Innocent Ruwende Senior Reporter
At least 68 percent of residents in the major towns do not understand the council budgeting process and only 30 percent participated in 2017 budget consultations in five major cities, a survey has revealed.
More than 65 percent of residents indicated that budget consultations do not have an influence on the final budget.
According to the Municipal Budgeting and Financial Management Survey conducted by the We Pay You Deliver (WPYD) Consortium, the three main reasons cited by residents for not participating are: not aware of meeting times (31 percent), do not know budget issues (13,8 percent) and not interested (13,1 percent).
The consortium consists of 10 organisations, namely Danish Church Aid, Combined Harare Residents’ Association, Harare Residents’ Trust, Bulawayo Progressive Residents’ Association, Habakkuk Trust, Women’s Institute for Leadership Development, Zimbabwe Women Resource Centre Network, United Mutare Residents’ and Ratepayers’ Trust, Masvingo United Residents’ and Ratepayers’ Alliance, and Diakonia.
According to the survey which was conducted in five cities, namely Bulawayo, Harare, Gweru, Masvingo and Mutare only about 29,8 percent of residents participated in the 2017 budget consultations.
“The two main cited reasons for this are: consultations are just a formality (35,2 percent) and councils do not listen to residents’ views (26,6 percent). About 62,3 percent indicated that they do not know where budget consultations are held,” reads the survey report.

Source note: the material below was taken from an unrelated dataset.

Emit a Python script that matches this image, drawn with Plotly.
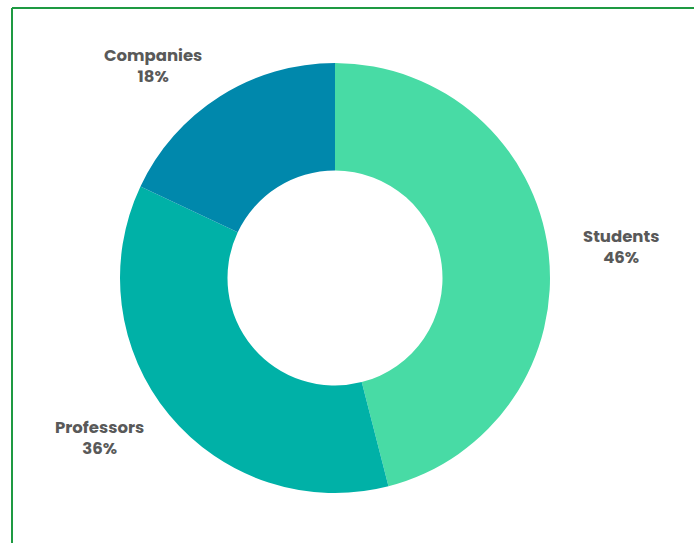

“This indicates to the essence of local authorities and residents associations to disseminate widely the dates and venues of budget consultation meetings. The use of relevant social media platforms is of immense use in this regard.”
Apart from the low turnout, the quality of issues raised by residents is generally seen as poor across cities.
According to the survey, this emanates from the fact that many residents have a tendency to raise off-budget issues during budget consultation meetings.
The survey says this can be explained by two things: first, limited knowledge on budgeting issues on the part of residents and budget consultation meetings are the main platforms available to residents where they can raise their issues to local authorities (with councillors and other senior finance staff present).
“The effectiveness of budget consultations is questioned by residents. For example, about 67,1 percent think that budget consultations do not have an impact on the final adopted budget,” reads the report.
The aim of the survey was to understand local authority budgeting processes and suggest ways of increasing the participation of residents in the said process.